**The problem:** Find every line in the records below that holds the word "Recreate", and copy each one.
****
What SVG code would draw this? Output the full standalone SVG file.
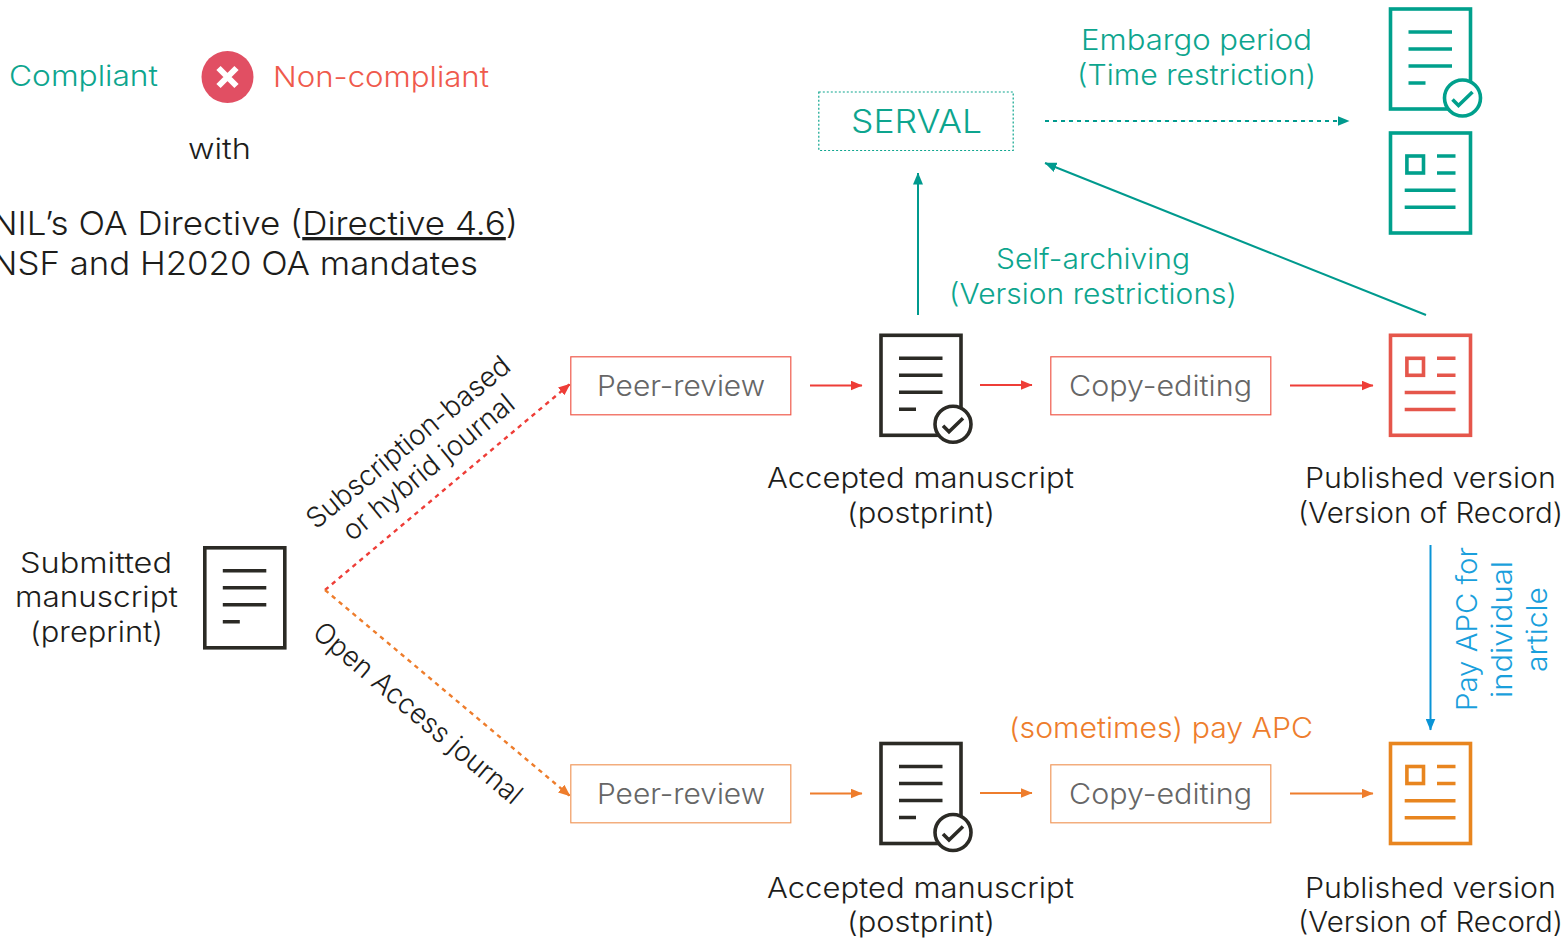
<svg xmlns="http://www.w3.org/2000/svg" width="1564" height="939" viewBox="0 0 1564 939">
<style>
text{font-family:Inter,"Open Sans","Liberation Sans",sans-serif;font-size:28px;font-weight:300;fill:#1d1d1b;text-anchor:start}
.big{font-size:33px}
.teal{fill:#0da58e}.red{fill:#ef5a4c}.orange{fill:#ee7d2c}.blue{fill:#1a9fdc}.gray{fill:#666}
.doc rect,.doc path,.doc circle{fill:none;stroke:currentColor;stroke-width:3.6}
.doc .bg{fill:#fff}
.box{fill:#fff;stroke-width:1.2}
.c{fill:none;stroke-width:2}
.d{stroke-width:2.4;stroke-dasharray:4.500 4.500}
</style>
<defs>
<g id="lines" class="doc"><rect width="80" height="100"/><path d="M18 23H61.500M18 40H61.500M18 57H61.500M18 74H35"/></g>
<g id="check" class="doc"><use href="#lines"/><circle class="bg" cx="72" cy="89" r="18"/><path d="M62 90.500L68 96.500L82 83"/></g>
<g id="article" class="doc"><rect width="80" height="100"/><rect x="16.400" y="23" width="16.600" height="17"/><path d="M46.500 23H65M46.500 40H65M14.200 57.200H65M14.200 74.200H65"/></g>
<marker id="mRed" markerUnits="userSpaceOnUse" markerWidth="12" markerHeight="10" refX="11.500" refY="5" orient="auto"><path d="M0 0L12 5L0 10z" fill="#ee3d37"/></marker>
<marker id="mOrange" markerUnits="userSpaceOnUse" markerWidth="12" markerHeight="10" refX="11.500" refY="5" orient="auto"><path d="M0 0L12 5L0 10z" fill="#ee7d2c"/></marker>
<marker id="mTeal" markerUnits="userSpaceOnUse" markerWidth="12" markerHeight="10" refX="11.500" refY="5" orient="auto"><path d="M0 0L12 5L0 10z" fill="#009a8e"/></marker>
<marker id="mBlue" markerUnits="userSpaceOnUse" markerWidth="12" markerHeight="10" refX="11.500" refY="5" orient="auto"><path d="M0 0L12 5L0 10z" fill="#0a94d6"/></marker>
</defs>

<g id="legend">
<text class="teal" x="9" y="86" textLength="149" lengthAdjust="spacingAndGlyphs">Compliant</text>
<circle cx="227.500" cy="77" r="26" fill="#e14f63"/>
<path d="M218.500 68L236.500 86M236.500 68L218.500 86" stroke="#fff" stroke-width="6" fill="none"/>
<text class="red" x="273" y="87" textLength="216" lengthAdjust="spacingAndGlyphs">Non-compliant</text>
<text x="188" y="159" textLength="63" lengthAdjust="spacingAndGlyphs">with</text>
<text class="big" x="-9" y="235" textLength="527" lengthAdjust="spacingAndGlyphs">NIL’s OA Directive (<tspan text-decoration="underline">Directive 4.6</tspan>)</text>
<text class="big" x="-9" y="275" textLength="487" lengthAdjust="spacingAndGlyphs">NSF and H2020 OA mandates</text>
</g>

<g id="connectors">
<path class="c" stroke="#ee3d37" d="M810 385.500H862" marker-end="url(#mRed)"/>
<path class="c" stroke="#ee3d37" d="M980 385H1032" marker-end="url(#mRed)"/>
<path class="c" stroke="#ee3d37" d="M1290 385.500H1373" marker-end="url(#mRed)"/>
<path class="c" stroke="#ee7d2c" d="M810 793.500H862" marker-end="url(#mOrange)"/>
<path class="c" stroke="#ee7d2c" d="M980 793H1032" marker-end="url(#mOrange)"/>
<path class="c" stroke="#ee7d2c" d="M1290 793.500H1373" marker-end="url(#mOrange)"/>
<path class="c d" stroke="#ee3d37" d="M325 590L570 384" marker-end="url(#mRed)"/>
<path class="c d" stroke="#ee7d2c" d="M325 590L570 796" marker-end="url(#mOrange)"/>
<path class="c" stroke="#009a8e" d="M918 315V173" marker-end="url(#mTeal)"/>
<path class="c" stroke="#009a8e" d="M1426 315L1045 163" marker-end="url(#mTeal)"/>
<path class="c" stroke="#009a8e" stroke-dasharray="4 4" d="M1045 121H1349" marker-end="url(#mTeal)"/>
<path class="c" stroke="#0a94d6" d="M1430.500 545V730" marker-end="url(#mBlue)"/>
</g>

<g id="submitted" color="#2b2a25">
<use href="#lines" x="204.800" y="547.800"/>
<text x="20" y="573" textLength="152" lengthAdjust="spacingAndGlyphs">Submitted</text>
<text x="15" y="607" textLength="163" lengthAdjust="spacingAndGlyphs">manuscript</text>
<text x="30" y="642" textLength="133" lengthAdjust="spacingAndGlyphs">(preprint)</text>
</g>

<g id="labels-diagonal">
<text transform="translate(316 530) rotate(-39.3)" textLength="254" lengthAdjust="spacingAndGlyphs">Subscription-based</text>
<text transform="translate(352 542) rotate(-39.3)" textLength="213" lengthAdjust="spacingAndGlyphs">or hybrid journal</text>
<text transform="translate(311 635) rotate(40.3)" textLength="264" lengthAdjust="spacingAndGlyphs">Open Access journal</text>
</g>

<g id="peer-review-red"><rect class="box" x="570.800" y="356.800" width="220" height="58" stroke="#ef5a4c"/><text class="gray" x="597" y="396" textLength="168" lengthAdjust="spacingAndGlyphs">Peer-review</text></g>
<g id="copy-editing-red"><rect class="box" x="1050.800" y="356.800" width="220" height="58" stroke="#ef5a4c"/><text class="gray" x="1069" y="396" textLength="183" lengthAdjust="spacingAndGlyphs">Copy-editing</text></g>
<g id="peer-review-orange"><rect class="box" x="570.800" y="764.800" width="220" height="58" stroke="#f09a5e"/><text class="gray" x="597" y="804" textLength="168" lengthAdjust="spacingAndGlyphs">Peer-review</text></g>
<g id="copy-editing-orange"><rect class="box" x="1050.800" y="764.800" width="220" height="58" stroke="#f09a5e"/><text class="gray" x="1069" y="804" textLength="183" lengthAdjust="spacingAndGlyphs">Copy-editing</text></g>

<g id="serval"><rect x="818.800" y="92" width="194.400" height="58.500" fill="#fff" stroke="#0da58e" stroke-width="1.200" stroke-dasharray="2 2"/><text class="teal big" x="851" y="133" textLength="131" lengthAdjust="spacingAndGlyphs">SERVAL</text></g>

<g id="accepted-red" color="#2b2a25">
<use href="#check" x="881" y="335.300"/>
<text x="767" y="488" textLength="307" lengthAdjust="spacingAndGlyphs">Accepted manuscript</text>
<text x="847" y="523" textLength="148" lengthAdjust="spacingAndGlyphs">(postprint)</text>
</g>
<g id="published-red" color="#e5564b">
<use href="#article" x="1390.500" y="335.300"/>
<text x="1305" y="488" textLength="251" lengthAdjust="spacingAndGlyphs">Published version</text>
<text x="1298" y="523" textLength="265" lengthAdjust="spacingAndGlyphs">(Version of Record)</text>
</g>
<g id="accepted-orange" color="#2b2a25">
<use href="#check" x="881" y="743.500"/>
<text x="767" y="898" textLength="307" lengthAdjust="spacingAndGlyphs">Accepted manuscript</text>
<text x="847" y="932" textLength="148" lengthAdjust="spacingAndGlyphs">(postprint)</text>
</g>
<g id="published-orange" color="#e8851f">
<use href="#article" x="1390.500" y="743.500"/>
<text x="1305" y="898" textLength="251" lengthAdjust="spacingAndGlyphs">Published version</text>
<text x="1298" y="932" textLength="265" lengthAdjust="spacingAndGlyphs">(Version of Record)</text>
</g>
<g id="postprint-teal" color="#00a08c"><use href="#check" x="1390.500" y="9"/></g>
<g id="published-teal" color="#00a08c"><use href="#article" x="1390.500" y="133"/></g>

<g id="labels">
<text class="teal" x="1081" y="50" textLength="231" lengthAdjust="spacingAndGlyphs">Embargo period</text>
<text class="teal" x="1077" y="85" textLength="239" lengthAdjust="spacingAndGlyphs">(Time restriction)</text>
<text class="teal" x="996" y="269" textLength="194" lengthAdjust="spacingAndGlyphs">Self-archiving</text>
<text class="teal" x="949" y="304" textLength="288" lengthAdjust="spacingAndGlyphs">(Version restrictions)</text>
<text class="orange" x="1009" y="738" textLength="304" lengthAdjust="spacingAndGlyphs">(sometimes) pay APC</text>
<text class="blue" transform="translate(1477 711) rotate(-90)" textLength="164" lengthAdjust="spacingAndGlyphs">Pay APC for</text>
<text class="blue" transform="translate(1512 698) rotate(-90)" textLength="137" lengthAdjust="spacingAndGlyphs">individual</text>
<text class="blue" transform="translate(1547 672) rotate(-90)" textLength="85" lengthAdjust="spacingAndGlyphs">article</text>
</g>
</svg>
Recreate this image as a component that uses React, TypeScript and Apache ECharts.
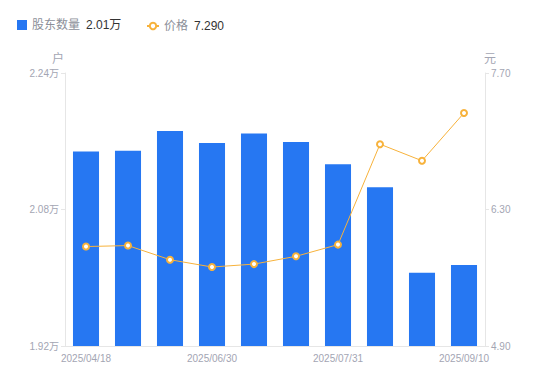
import React, { useEffect, useRef } from "react";
import * as echarts from "echarts";

const categories = [
  "2025/04/18",
  "2025/04/30",
  "2025/05/30",
  "2025/06/30",
  "2025/07/10",
  "2025/07/20",
  "2025/07/31",
  "2025/08/20",
  "2025/08/31",
  "2025/09/10",
];
const holders = [2.148, 2.149, 2.172, 2.158, 2.169, 2.159, 2.133, 2.106, 2.006, 2.015];
const prices = [5.92, 5.93, 5.785, 5.71, 5.74, 5.82, 5.94, 6.97, 6.8, 7.29];
const leftTicks = [1.92, 2.08, 2.24];
const rightTicks = [4.9, 6.3, 7.7];
const holderLatest = "2.01万";
const priceLatest = "7.290";

const labelColor = "#a3a5b3";
const axisLineColor = "#e6e6e6";

export default function App() {
  const ref = useRef<HTMLDivElement>(null);
  useEffect(() => {
    document.body.style.margin = "0";
    if (!ref.current) return;
    const chart = echarts.init(ref.current, null, { renderer: "svg" });
    const legendRich = {
      n: { color: "#8c8f99", fontSize: 12, fontFamily: "Liberation Sans, Noto Sans CJK SC" },
      v: { color: "#333333", fontSize: 12, fontFamily: "Liberation Sans, Noto Sans CJK SC", padding: [0, 0, 0, 6] },
    };
    chart.setOption({
      animation: false,
      legend: [
        {
          left: 12,
          top: 14,
          itemWidth: 10,
          itemHeight: 10,
          data: [{ name: "股东数量", icon: "rect" }],
          formatter: (n: string) => `{n|${n}}{v|${holderLatest}}`,
          textStyle: { rich: legendRich },
        },
        {
          left: 141,
          top: 15,
          itemWidth: 12,
          itemHeight: 8,
          data: [{ name: "价格" }],
          formatter: (n: string) => `{n|${n}}{v|${priceLatest}}`,
          textStyle: { rich: legendRich },
        },
      ],
      grid: { left: 65, right: 65, top: 73, bottom: 35 },
      xAxis: {
        type: "category",
        data: categories,
        axisLine: { lineStyle: { color: axisLineColor } },
        axisTick: { show: false },
        axisLabel: {
          interval: 2,
          color: labelColor,
          fontSize: 10,
          fontFamily: "Liberation Sans",
          margin: 7,
        },
      },
      yAxis: [
        {
          type: "value",
          min: 1.92,
          max: 2.24,
          name: "户",
          nameGap: 10,
          nameTextStyle: { color: labelColor, fontSize: 12, padding: [0, 14, 0, 0], fontFamily: "Noto Sans CJK SC" },
          axisLine: { show: true, lineStyle: { color: axisLineColor } },
          axisTick: { show: true, length: 4, customValues: leftTicks, lineStyle: { color: axisLineColor } },
          splitLine: { show: false },
          axisLabel: {
            customValues: leftTicks,
            color: labelColor,
            fontSize: 10,
            fontFamily: "Liberation Sans, Noto Sans CJK SC",
            margin: 6,
            formatter: (v: number) => v.toFixed(2) + "万",
          },
        },
        {
          type: "value",
          min: 4.9,
          max: 7.7,
          name: "元",
          nameGap: 10,
          nameTextStyle: { color: labelColor, fontSize: 12, padding: [0, 0, 0, 10], fontFamily: "Noto Sans CJK SC" },
          axisLine: { show: true, lineStyle: { color: axisLineColor } },
          axisTick: { show: true, length: 4, customValues: rightTicks, lineStyle: { color: axisLineColor } },
          splitLine: { show: false },
          axisLabel: {
            customValues: rightTicks,
            color: labelColor,
            fontSize: 10,
            fontFamily: "Liberation Sans",
            margin: 6,
            formatter: (v: number) => v.toFixed(2),
          },
        },
      ],
      series: [
        {
          name: "股东数量",
          type: "bar",
          data: holders,
          barWidth: "62%",
          itemStyle: { color: "#2677F2" },
        },
        {
          name: "价格",
          type: "line",
          yAxisIndex: 1,
          data: prices,
          symbol: "emptyCircle",
          symbolSize: 6,
          lineStyle: { color: "#F7B23B", width: 1 },
          itemStyle: { color: "#F7B23B", borderWidth: 2 },
        },
      ],
    });
    return () => chart.dispose();
  }, []);
  return <div ref={ref} style={{ width: 550, height: 381 }} />;
}
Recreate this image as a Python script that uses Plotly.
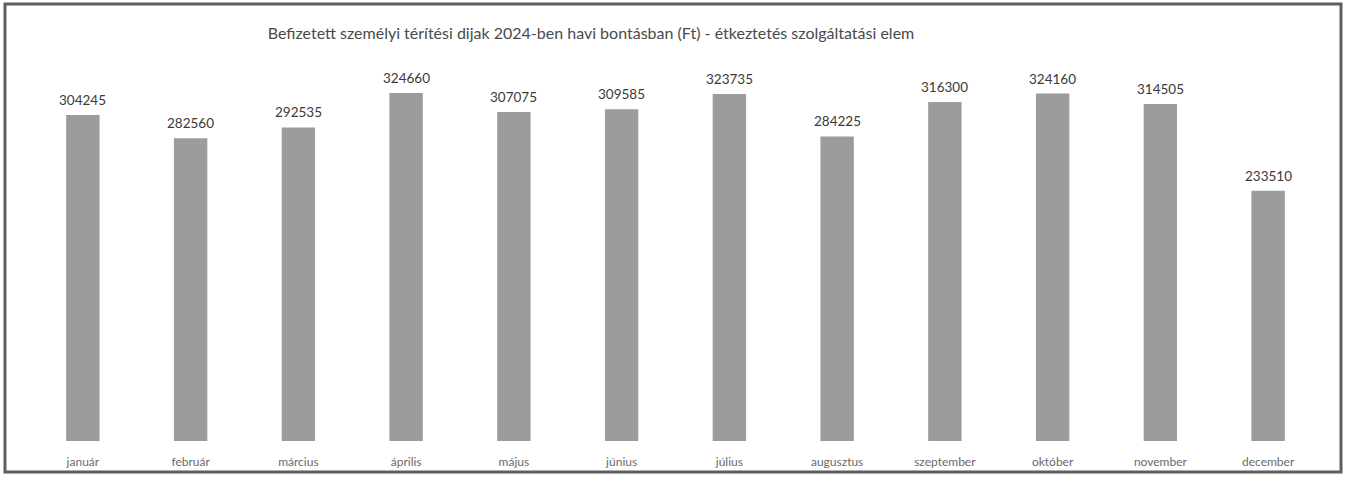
import plotly.graph_objects as go

months = ["január", "február", "március", "április", "május", "június",
          "július", "augusztus", "szeptember", "október", "november", "december"]
payments = [304245, 282560, 292535, 324660, 307075, 309585,
            323735, 284225, 316300, 324160, 314505, 233510]

title_text = "Befizetett személyi térítési dijak 2024-ben havi bontásban (Ft) - étkeztetés szolgáltatási elem"

W, H = 1349, 481
L, R, T, B = 29, 27, 60, 40
pw, ph = W - L - R, H - T - B


def px_x(x):
    return (x - L) / pw


def px_y(y):
    return (H - B - y) / ph


fig = go.Figure(
    go.Bar(
        x=months,
        y=payments,
        marker=dict(color="#9c9c9c", line=dict(width=0)),
        width=0.31,
        hoverinfo="x+y",
    )
)

# value labels above the bars
for m, v in zip(months, payments):
    fig.add_annotation(
        x=m, y=v, text=str(v),
        showarrow=False, yanchor="bottom", yshift=5,
        font=dict(size=13.5, color="#3a3a3a"),
    )

fig.update_layout(
    width=W,
    height=H,
    margin=dict(l=L, r=R, t=T, b=B),
    paper_bgcolor="white",
    plot_bgcolor="white",
    font=dict(family="Lato, Open Sans, sans-serif", color="#555555"),
    title=dict(
        text=title_text,
        x=591 / W,
        xanchor="center",
        xref="container",
        y=1 - 33 / H,
        yanchor="middle",
        font=dict(size=16, color="#4a4a4a"),
    ),
    showlegend=False,
    shapes=[
        dict(
            type="rect",
            xref="paper", yref="paper",
            x0=px_x(5), x1=px_x(1341), y0=px_y(472), y1=px_y(4),
            line=dict(color="#5e5e5e", width=3),
            fillcolor="rgba(0,0,0,0)",
            layer="above",
        )
    ],
)
fig.update_xaxes(
    showgrid=False,
    showline=False,
    ticks="",
    ticklabelstandoff=12,
    tickfont=dict(size=12, color="#6a6a6a"),
)
fig.update_yaxes(
    range=[0, 355500],
    showgrid=False,
    zeroline=False,
    showticklabels=False,
)

fig.write_html(
    "out.html",
    config={"displayModeBar": False},
    post_script="document.body.style.margin='0';document.body.style.overflow='hidden';",
)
****
**Finished answer:**
Recreate this image as a component that uses React, TypeScript and Apache ECharts.
Recreate this image as a Python script that uses Plotly.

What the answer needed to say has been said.